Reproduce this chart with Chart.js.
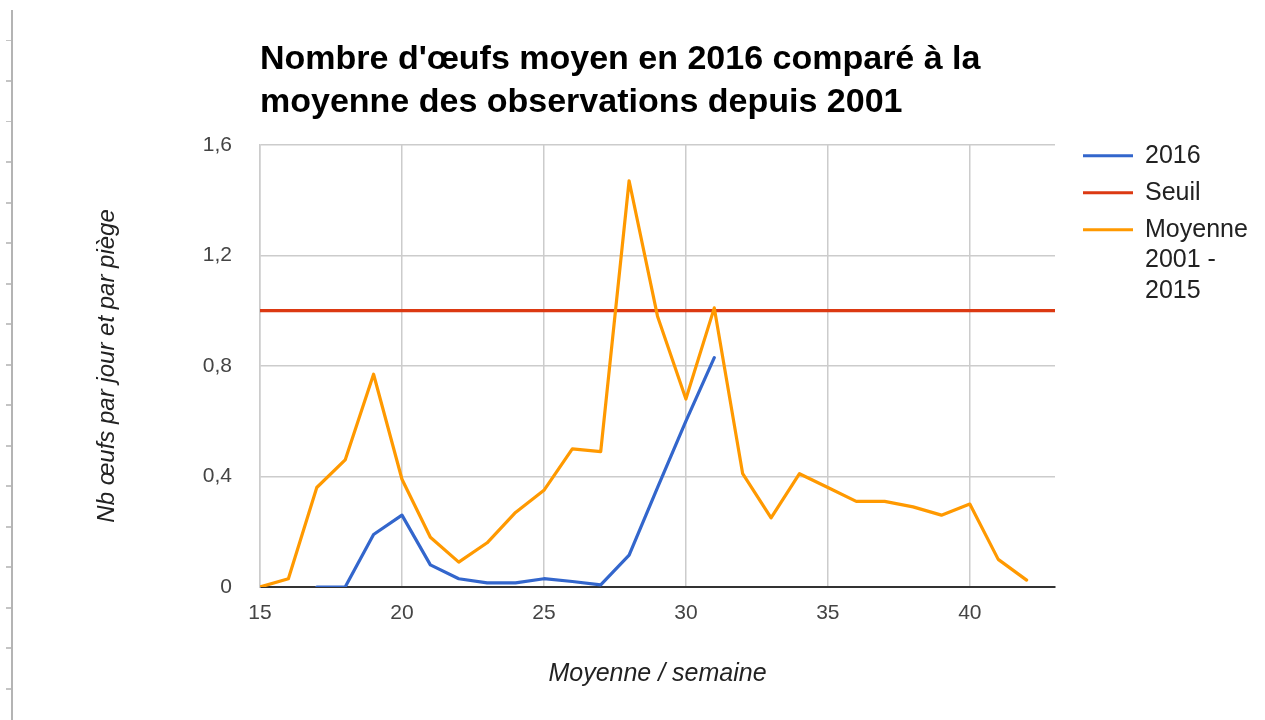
<!DOCTYPE html>
<html>
<head>
<meta charset="utf-8">
<script src="https://cdn.jsdelivr.net/npm/chart.js@4"></script>
<style>
  body { margin: 0; background: #fff; }
  #wrap { position: relative; width: 1265px; height: 720px; }
  #ruler {
    position: absolute; left: 6px; top: 10px; width: 5px; height: 710px;
    border-right: 2px solid #b4b4b4;
    background: repeating-linear-gradient(to bottom, transparent 0 30px, #c4c4c4 30px 31.5px, transparent 31.5px 40.5px);
  }
</style>
</head>
<body>
<div id="wrap">
  <div id="ruler"></div>
  <canvas id="chart" width="1265" height="720"></canvas>
</div>
<script>
const FONT = '"Liberation Sans", Arial, sans-serif';

// semaines
const weeks = [15, 16, 17, 18, 19, 20, 21, 22, 23, 24, 25, 26, 27, 28, 29, 30, 31, 32, 33, 34, 35, 36, 37, 38, 39, 40, 41, 42];
const moyenne = [0, 0.03, 0.36, 0.46, 0.77, 0.39, 0.18, 0.09, 0.16, 0.27, 0.35, 0.5, 0.49, 1.47, 0.98, 0.68, 1.01, 0.41, 0.25, 0.41, 0.36, 0.31, 0.31, 0.29, 0.26, 0.3, 0.1, 0.025];

const weeks2016 = [17, 18, 19, 20, 21, 22, 23, 24, 25, 26, 27, 28, 29, 30, 31];
const values2016 = [0, 0, 0.19, 0.26, 0.08, 0.03, 0.015, 0.015, 0.03, 0.02, 0.008, 0.115, 0.36, 0.6, 0.83];

const seuilWeeks = [15, 43];
const seuilValues = [1, 1];

const xMin = 15, xMax = 43;
const yMax = 1.6, yStep = 0.4;

function toPoints(xs, ys) {
  return xs.map((x, i) => ({ x: x, y: ys[i] }));
}

function wrapText(ctx, text, maxWidth) {
  const words = text.split(' ');
  const lines = [];
  let cur = '';
  words.forEach(w => {
    const test = cur ? cur + ' ' + w : w;
    if (cur && ctx.measureText(test).width > maxWidth) {
      lines.push(cur);
      cur = w;
    } else {
      cur = test;
    }
  });
  if (cur) lines.push(cur);
  return lines;
}

// legende a droite, style google charts
const sideLegend = {
  id: 'sideLegend',
  afterDraw(chart) {
    const { ctx, chartArea } = chart;
    const x0 = chartArea.right + 28;
    const textX = x0 + 62;
    let y = chartArea.top + 11;
    ctx.save();
    ctx.font = '25px ' + FONT;
    ctx.textBaseline = 'middle';
    ctx.textAlign = 'left';
    chart.data.datasets.forEach(ds => {
      ctx.strokeStyle = ds.borderColor;
      ctx.lineWidth = 3;
      ctx.beginPath();
      ctx.moveTo(x0, y);
      ctx.lineTo(x0 + 50, y);
      ctx.stroke();
      ctx.fillStyle = '#222';
      const lines = wrapText(ctx, ds.label, chart.width - textX - 2);
      lines.forEach((l, i) => ctx.fillText(l, textX, y + i * 30.5));
      y += (lines.length - 1) * 30.5 + 37;
    });
    ctx.restore();
  }
};

const ctx = document.getElementById('chart').getContext('2d');

new Chart(ctx, {
  type: 'line',
  data: {
    datasets: [
      {
        label: '2016',
        data: toPoints(weeks2016, values2016),
        borderColor: '#3366cc',
        borderWidth: 3.2,
        order: 2
      },
      {
        label: 'Seuil',
        data: toPoints(seuilWeeks, seuilValues),
        borderColor: '#dc3912',
        borderWidth: 3.2,
        order: 1
      },
      {
        label: 'Moyenne 2001 - 2015',
        data: toPoints(weeks, moyenne),
        borderColor: '#ff9900',
        borderWidth: 3.2,
        order: 0
      }
    ]
  },
  options: {
    responsive: false,
    animation: false,
    events: [],
    elements: {
      point: { radius: 0 },
      line: { tension: 0, borderCapStyle: 'round', borderJoinStyle: 'round' }
    },
    layout: { padding: { left: 0, right: 210, top: 0, bottom: 0 } },
    plugins: {
      legend: { display: false },
      tooltip: { enabled: false },
      title: {
        display: true,
        text: ["Nombre d'œufs moyen en 2016 comparé à la", 'moyenne des observations depuis 2001'],
        align: 'start',
        fullSize: false,
        color: '#000',
        font: { family: FONT, size: 34, weight: 'bold', lineHeight: 1.27 },
        padding: { top: 38, bottom: 20.5 }
      }
    },
    scales: {
      x: {
        type: 'linear',
        min: xMin,
        max: xMax,
        grid: { color: '#cccccc', lineWidth: 1.5, drawTicks: false },
        border: { color: '#333', width: 2 },
        ticks: {
          stepSize: 5,
          includeBounds: false,
          padding: 14,
          color: '#444',
          font: { family: FONT, size: 21 }
        },
        title: {
          display: true,
          text: 'Moyenne / semaine',
          color: '#222',
          font: { family: FONT, size: 25, style: 'italic' },
          padding: { top: 0, bottom: 31 }
        },
        afterFit(scale) { scale.height = 133; }
      },
      y: {
        min: 0,
        max: yMax,
        grid: {
          color: c => c.tick && c.tick.value === 0 ? '#333' : '#cccccc',
          lineWidth: c => c.tick && c.tick.value === 0 ? 2 : 1.5,
          drawTicks: false
        },
        border: { color: '#cccccc', width: 1.5 },
        ticks: {
          stepSize: yStep,
          padding: 28,
          color: '#444',
          font: { family: FONT, size: 21 },
          callback: v => String(+v.toFixed(1)).replace('.', ',')
        },
        title: {
          display: true,
          text: 'Nb œufs par jour et par piège',
          color: '#222',
          font: { family: FONT, size: 24, style: 'italic' },
          padding: { top: 93, bottom: 0 }
        },
        afterFit(scale) { scale.width = 260; }
      }
    }
  },
  plugins: [sideLegend]
});
</script>
</body>
</html>
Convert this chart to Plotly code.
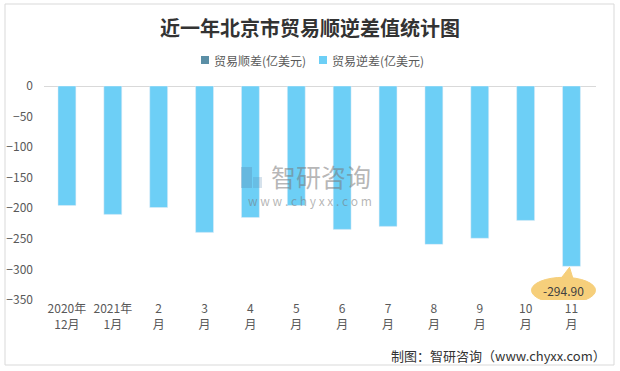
import plotly.graph_objects as go

categories = ["2020年<br>12月", "2021年<br>1月", "2<br>月", "3<br>月", "4<br>月", "5<br>月",
              "6<br>月", "7<br>月", "8<br>月", "9<br>月", "10<br>月", "11<br>月"]
surplus = [None] * 12
deficit = [-195.4, -210.0, -198.7, -239.4, -215.0, -195.4,
           -234.5, -229.6, -259.0, -249.0, -219.9, -294.9]
y_ticks = [0, -50, -100, -150, -200, -250, -300, -350]
series_names = ["贸易顺差(亿美元)", "贸易逆差(亿美元)"]
series_colors = ["#5B8FA6", "#6DCFF6"]

FONT = "Noto Sans CJK SC"
L, R, T, B = 44, 24, 86, 71
W, H = 620, 371
pw, ph = W - L - R, H - T - B

def px(x):
    return (x - L) / pw

def py(y):
    return (H - B - y) / ph

fig = go.Figure()
fig.add_trace(go.Bar(x=categories, y=surplus, name=series_names[0], marker_color=series_colors[0]))
fig.add_trace(go.Bar(x=categories, y=deficit, name=series_names[1], marker_color=series_colors[1]))

last_cat = categories[-1]
last_val = deficit[-1]

shapes = [
    dict(type="rect", xref="paper", yref="paper", x0=px(5), x1=px(614), y0=py(365), y1=py(4),
         line=dict(color="#D9D9D9", width=1), fillcolor="rgba(0,0,0,0)", layer="below"),
    # callout pointer
    dict(type="path", xref="x", yref="y", xsizemode="pixel", ysizemode="pixel",
         xanchor=last_cat, yanchor=last_val,
         path="M -2,-1 L -12,-14 L 2,-14 Z",
         fillcolor="#F6CF7B", line=dict(color="#F6CF7B", width=1)),
    # callout ellipse
    dict(type="circle", xref="x", yref="y", xsizemode="pixel", ysizemode="pixel",
         xanchor=last_cat, yanchor=last_val, x0=-40, x1=24, y0=-37, y1=-11,
         fillcolor="#F6CF7B", line=dict(color="#F6CF7B", width=1)),
    # watermark logo
    dict(type="rect", xref="paper", yref="paper", x0=px(241), x1=px(252), y0=py(188), y1=py(167),
         fillcolor="rgba(90,140,180,0.35)", line=dict(width=0)),
    dict(type="rect", xref="paper", yref="paper", x0=px(253), x1=px(262), y0=py(188), y1=py(177),
         fillcolor="rgba(90,140,180,0.25)", line=dict(width=0)),
]

annotations = [
    dict(text="<b>近一年北京市贸易顺逆差值统计图</b>", xref="paper", yref="paper",
         x=px(310), y=py(27), xanchor="center", yanchor="middle", showarrow=False,
         font=dict(size=20, color="#333333", family=FONT)),
    dict(text="-294.90", xref="x", yref="y", x=last_cat, y=last_val, xshift=-8, yshift=-24,
         showarrow=False, font=dict(size=12, color="#404040", family=FONT)),
    dict(text="智研咨询", xref="paper", yref="paper", x=px(269), y=py(176), xanchor="left",
         yanchor="middle", showarrow=False, font=dict(size=25, color="rgba(120,120,120,0.55)", family=FONT)),
    dict(text="w w w . c h y x x . c o m", xref="paper", yref="paper", x=px(310), y=py(200),
         xanchor="center", yanchor="middle", showarrow=False,
         font=dict(size=12, color="rgba(120,120,120,0.55)", family=FONT)),
    dict(text="制图：智研咨询（www.chyxx.com）", xref="paper", yref="paper", x=px(608), y=py(355),
         xanchor="right", yanchor="middle", showarrow=False,
         font=dict(size=13, color="#333333", family=FONT)),
]

# manual legend
legend_x = [205, 323]
for name, color, lx in zip(series_names, series_colors, legend_x):
    shapes.append(dict(type="rect", xref="paper", yref="paper", x0=px(lx - 4), x1=px(lx + 4),
                       y0=py(64), y1=py(56), fillcolor=color, line=dict(width=0)))
    annotations.append(dict(text=name, xref="paper", yref="paper", x=px(lx + 7), y=py(60),
                            xanchor="left", yanchor="middle", showarrow=False,
                            font=dict(size=12, color="#595959", family=FONT)))

fig.update_layout(
    width=W, height=H,
    margin=dict(l=L, r=R, t=T, b=B, autoexpand=False),
    paper_bgcolor="white", plot_bgcolor="white",
    barmode="relative", bargap=0.61,
    showlegend=False,
    font=dict(family=FONT, color="#595959"),
    shapes=shapes,
    annotations=annotations,
)
fig.update_xaxes(type="category", showgrid=False, showline=False, ticks="",
                 tickfont=dict(size=12, color="#595959", family=FONT))
fig.update_yaxes(range=[-350, 0], tickvals=y_ticks, showgrid=False, showline=False,
                 zeroline=True, zerolinecolor="#D9D9D9", zerolinewidth=1,
                 ticks="", ticklabelstandoff=10,
                 tickfont=dict(size=12, color="#595959", family=FONT))

fig.write_html("out.html", config={"displayModeBar": False},
               post_script="document.body.style.margin='0';")
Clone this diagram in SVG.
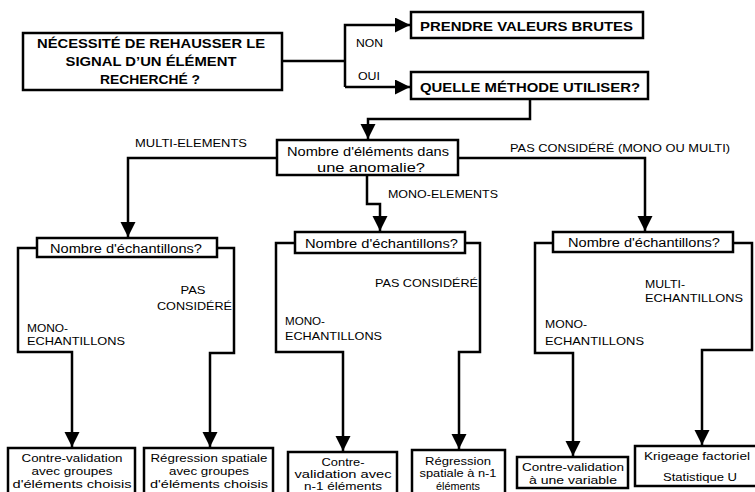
<svg xmlns="http://www.w3.org/2000/svg" width="755" height="492" viewBox="0 0 755 492">
<style>
.box{fill:#fff;stroke:#000;stroke-width:2.5}
.con{fill:none;stroke:#000;stroke-width:2.5;stroke-linejoin:miter}
.b{font-family:"Liberation Sans",Arial,sans-serif;font-weight:bold;font-size:12.5px;fill:#000}
.t{font-family:"Liberation Sans",Arial,sans-serif;font-size:12.5px;fill:#000}
.s{font-family:"Liberation Sans",Arial,sans-serif;font-size:11px;fill:#000}
.l{font-family:"Liberation Sans",Arial,sans-serif;font-size:10.5px;fill:#000}
.m{text-anchor:middle}
</style>
<defs>
<marker id="ah" markerUnits="userSpaceOnUse" markerWidth="16" markerHeight="16" refX="15" refY="7.5" orient="auto">
<path d="M0,0 L15,7.5 L0,15 z" fill="#000"/>
</marker>
</defs>
<g id="connectors">
<path class="con" d="M282,61 H345"/>
<path class="con" d="M345,87 V25 H410" marker-end="url(#ah)"/>
<path class="con" d="M345,87 H410" marker-end="url(#ah)"/>
<path class="con" d="M530,99 V119 H368 V139" marker-end="url(#ah)"/>
<path class="con" d="M277,158 H128 V237" marker-end="url(#ah)"/>
<path class="con" d="M367,175 V204 H380 V231" marker-end="url(#ah)"/>
<path class="con" d="M458,158 H645 V231" marker-end="url(#ah)"/>
<path class="con" d="M37,248 H18 V352 H72 V447" marker-end="url(#ah)"/>
<path class="con" d="M217,248 H234 V353 H210 V447" marker-end="url(#ah)"/>
<path class="con" d="M295,243 H276 V352 H343 V451" marker-end="url(#ah)"/>
<path class="con" d="M465,243 H480 V352 H459 V449" marker-end="url(#ah)"/>
<path class="con" d="M553,243 H535 V353 H573 V456" marker-end="url(#ah)"/>
<path class="con" d="M733,243 H752 V350 H702 V445" marker-end="url(#ah)"/>
<text class="l" x="356" y="47" textLength="27" lengthAdjust="spacingAndGlyphs">NON</text>
<text class="l" x="358" y="80" textLength="22" lengthAdjust="spacingAndGlyphs">OUI</text>
<text class="l" x="135" y="147" textLength="112" lengthAdjust="spacingAndGlyphs">MULTI-ELEMENTS</text>
<text class="l" x="388" y="198" textLength="110" lengthAdjust="spacingAndGlyphs">MONO-ELEMENTS</text>
<text class="l" x="510" y="152" textLength="220" lengthAdjust="spacingAndGlyphs">PAS CONSIDÉRÉ (MONO OU MULTI)</text>
<text class="l" x="27" y="332" textLength="41" lengthAdjust="spacingAndGlyphs">MONO-</text>
<text class="l" x="27" y="345" textLength="98" lengthAdjust="spacingAndGlyphs">ECHANTILLONS</text>
<text class="l m" x="193" y="294" textLength="25" lengthAdjust="spacingAndGlyphs">PAS</text>
<text class="l" x="157" y="310" textLength="75" lengthAdjust="spacingAndGlyphs">CONSIDÉRÉ</text>
<text class="l" x="375" y="287" textLength="103" lengthAdjust="spacingAndGlyphs">PAS CONSIDÉRÉ</text>
<text class="l" x="285" y="325" textLength="40" lengthAdjust="spacingAndGlyphs">MONO-</text>
<text class="l" x="285" y="340" textLength="97" lengthAdjust="spacingAndGlyphs">ECHANTILLONS</text>
<text class="l" x="645" y="288" textLength="40" lengthAdjust="spacingAndGlyphs">MULTI-</text>
<text class="l" x="645" y="302" textLength="98" lengthAdjust="spacingAndGlyphs">ECHANTILLONS</text>
<text class="l" x="545" y="328" textLength="42" lengthAdjust="spacingAndGlyphs">MONO-</text>
<text class="l" x="545" y="345" textLength="99" lengthAdjust="spacingAndGlyphs">ECHANTILLONS</text>
</g>
<g id="n-start">
<rect class="box" x="23" y="33" width="259" height="57"/>
<text class="b m" x="151" y="48" textLength="228" lengthAdjust="spacingAndGlyphs">NÉCESSITÉ DE REHAUSSER LE</text>
<text class="b m" x="151" y="66" textLength="171" lengthAdjust="spacingAndGlyphs">SIGNAL D’UN ÉLÉMENT</text>
<text class="b m" x="150" y="84" textLength="100" lengthAdjust="spacingAndGlyphs">RECHERCHÉ ?</text>
</g>
<g id="n-brutes">
<rect class="box" x="411" y="12" width="232" height="26"/>
<text class="b" x="420" y="31" textLength="213" lengthAdjust="spacingAndGlyphs">PRENDRE VALEURS BRUTES</text>
</g>
<g id="n-methode">
<rect class="box" x="411" y="72" width="237" height="27"/>
<text class="b" x="420" y="92" textLength="220" lengthAdjust="spacingAndGlyphs">QUELLE MÉTHODE UTILISER?</text>
</g>
<g id="n-elements">
<rect class="box" x="277" y="140" width="181" height="35"/>
<text class="t" x="287" y="156" textLength="162" lengthAdjust="spacingAndGlyphs">Nombre d'éléments dans</text>
<text class="t" x="317" y="172" textLength="108" lengthAdjust="spacingAndGlyphs">une anomalie?</text>
</g>
<g id="n-ech-left">
<rect class="box" x="37" y="238" width="180" height="19"/>
<text class="t" x="50" y="253" textLength="152" lengthAdjust="spacingAndGlyphs">Nombre d'échantillons?</text>
</g>
<g id="n-ech-mid">
<rect class="box" x="295" y="232" width="170" height="21"/>
<text class="t" x="305" y="248" textLength="153" lengthAdjust="spacingAndGlyphs">Nombre d'échantillons?</text>
</g>
<g id="n-ech-right">
<rect class="box" x="553" y="232" width="180" height="20"/>
<text class="t" x="568" y="247" textLength="152" lengthAdjust="spacingAndGlyphs">Nombre d'échantillons?</text>
</g>
<g id="n-cv-groupes">
<rect class="box" x="8" y="448" width="127" height="60"/>
<text class="s m" x="72" y="462" textLength="101" lengthAdjust="spacingAndGlyphs">Contre-validation</text>
<text class="s m" x="72" y="475" textLength="81" lengthAdjust="spacingAndGlyphs">avec groupes</text>
<text class="s m" x="72" y="488" textLength="119" lengthAdjust="spacingAndGlyphs">d'éléments choisis</text>
</g>
<g id="n-rs-groupes">
<rect class="box" x="144" y="448" width="129" height="60"/>
<text class="s m" x="209" y="462" textLength="117" lengthAdjust="spacingAndGlyphs">Régression spatiale</text>
<text class="s m" x="209" y="475" textLength="80" lengthAdjust="spacingAndGlyphs">avec groupes</text>
<text class="s m" x="209" y="488" textLength="118" lengthAdjust="spacingAndGlyphs">d'éléments choisis</text>
</g>
<g id="n-cv-n1">
<rect class="box" x="288" y="452" width="109" height="60"/>
<text class="s m" x="343" y="466" textLength="43" lengthAdjust="spacingAndGlyphs">Contre-</text>
<text class="s m" x="343" y="478" textLength="97" lengthAdjust="spacingAndGlyphs">validation avec</text>
<text class="s m" x="343" y="490" textLength="78" lengthAdjust="spacingAndGlyphs">n-1 éléments</text>
</g>
<g id="n-rs-n1">
<rect class="box" x="412" y="450" width="93" height="60"/>
<text class="s m" x="458" y="465" textLength="66" lengthAdjust="spacingAndGlyphs">Régression</text>
<text class="s m" x="458" y="477" textLength="77" lengthAdjust="spacingAndGlyphs">spatiale à n-1</text>
<text class="s m" x="458" y="490" textLength="44" lengthAdjust="spacingAndGlyphs">éléments</text>
</g>
<g id="n-cv-var">
<rect class="box" x="517" y="457" width="111" height="31"/>
<text class="s m" x="573" y="471" textLength="102" lengthAdjust="spacingAndGlyphs">Contre-validation</text>
<text class="s m" x="573" y="484" textLength="88" lengthAdjust="spacingAndGlyphs">à une variable</text>
</g>
<g id="n-krigeage">
<rect class="box" x="635" y="446" width="125" height="40"/>
<text class="s m" x="697" y="460" textLength="106" lengthAdjust="spacingAndGlyphs">Krigeage factoriel</text>
<text class="s m" x="700" y="481" textLength="74" lengthAdjust="spacingAndGlyphs">Statistique U</text>
</g>
</svg>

++++++++++

* Short task: Find all the lines containing "this" in the material, then copy them.

* Response to the task:
Reproduce this chart with Chart.js.
Convert this chart to Plotly code.
Clone this diagram in SVG.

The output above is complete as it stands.